Более того, разговоры о “психологических защитах”, по Анне, скажем, Фрейд, сейчас, кажется, вполне модны, во всяком случае в определенной среде. Люди вокруг охотно признают, что с ними случается “отрицание”, “проекция”, “обесценивание”, “реверсия” или даже “идентификация с агрессором”. Довольно широко признается, что у людей есть “бессознательное”, а в нём – “фантазии”. Но только в сфере “личного”, а стоит выйти в сферу политического и сказать, например, что злоупотребляешь идентификацией с доминирующими, привилегированными группами, даром что они бы в жизни не приняли бы тебя за свою, или там реверсией, в результате которой покровительственно относишься к другим женщинам, или склонна к отрицанию неиллюзорного социального давления, или к обесцениванию традиционно-женских практик, или к размещению лучших своих частей в окружающих мужчинах, а худших – в женщинах, и к последним относишься куда критичнее, и считаешь их общество заведомо менее интересным, а их слова – заведомо заслуживающими меньшего внимания; – и тем более добавить, что стоящие за этим фантазии существующая культура охотно экстернализирует в разных формах, так что многое из этого считается вовсе не фантазией, а проявлением здравого смысла и самой что ни на есть рациональной практикой, подобающей той или иной социальной группе, – по моему опыту чтения и разговоров, это сравнительно редко встречает понимание.

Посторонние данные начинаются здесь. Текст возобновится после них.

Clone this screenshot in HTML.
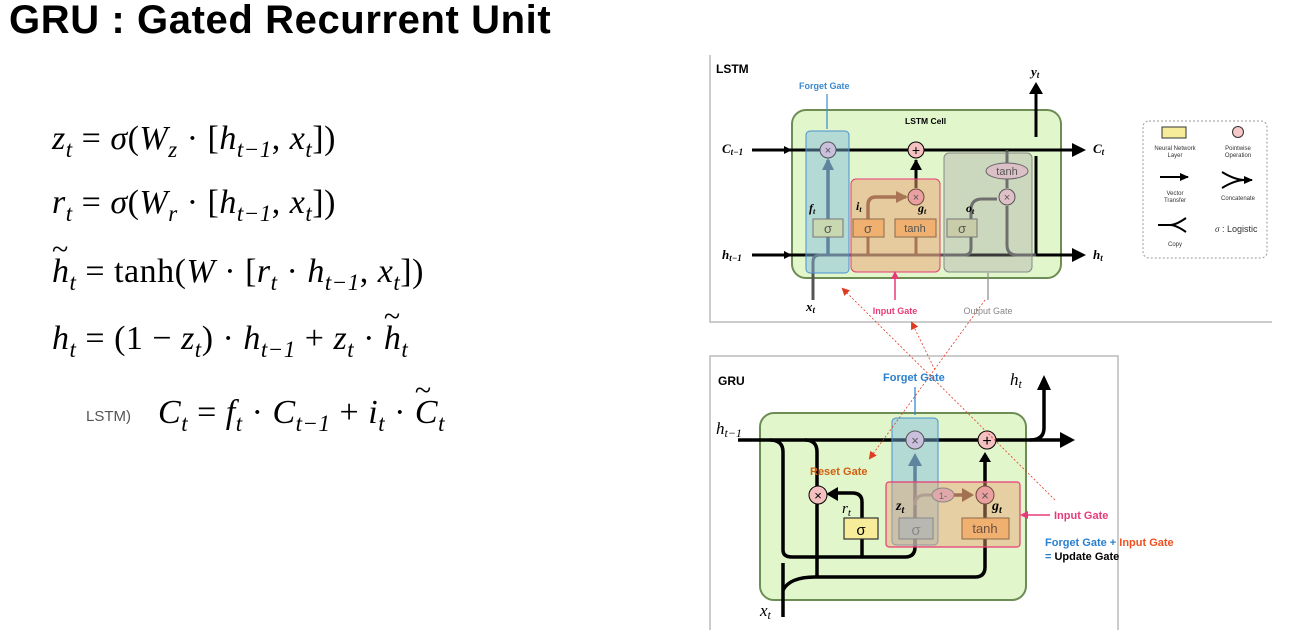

Меня поражает, насколько в меня саму въелось представление, что быть жертвой насилия куда позорнее, чем его, собственно, осуществлять, несмотря на все мои религиозные взгляды, интерес к феминистской и постколониальной критике и прочее.

Хотя, вероятно, и не должно так уж поражать, учитывая достославную традицию самодовольной риторики в стиле “загляни в себя – проблема наверняка там” в случаях, когда не только этично, но и, вообще говоря, разумно было бы прислушаться к прямому смыслу сообщения (но ведь человек, как известно, всемогущ и контролирует своей “недостаточной осознанностью” весь мир, а также несет ответственность, в том числе этическую, не столько за свое собственное поведение, сколько за поведение окружающих людей, причём непременно дееспособных и совершеннолетних).

Ведь если человек говорит о социальных проблемах определенного рода или о прямом насилии, которому подвергся, то это однозначно свидетельствует о том, что он заглянул в себя недостаточно глубоко или вообще не пытался заглядывать; а если он увидел в себе перечисленное через абзац выше, то, значит, заглянул неправильно или вообще всё это выдумал; фантазий о “справедливом мире”; подробнейших разборов того, что жертва сделала не так, – якобы для предотвращения подобных случаев в дальнейшем, но, судя по специфической композиции речи, всё больше для неосознанного камуфлирования фигуры самого насильника, с которым якобы “и так всё понятно”, – и, наоборот, установки на то, что внутренний мир Раскольникова гораздо интереснее и значительнее субъектности старушки-процентщицы и её сестры Лизаветы.

Сюда же можно отнести суеверный ужас перед словом “угнетение”, если речь идет не буквально о рабах на галерах (хотя в других контекстах они вечно всплывают в виде метафоры и никого не шокируют), – напоминающий мне об эпизоде в “Twin Peaks”, где, кажется, на могиле Лиланда Пальмера задается вопрос, не странно ли думать о злых духах.

Тут я хотела привести пару примеров из собственной жизни и заодно вычеркнуть из текста все отсылки к авторитетам и “престижное”, безопасное теоретизирование, но передумала.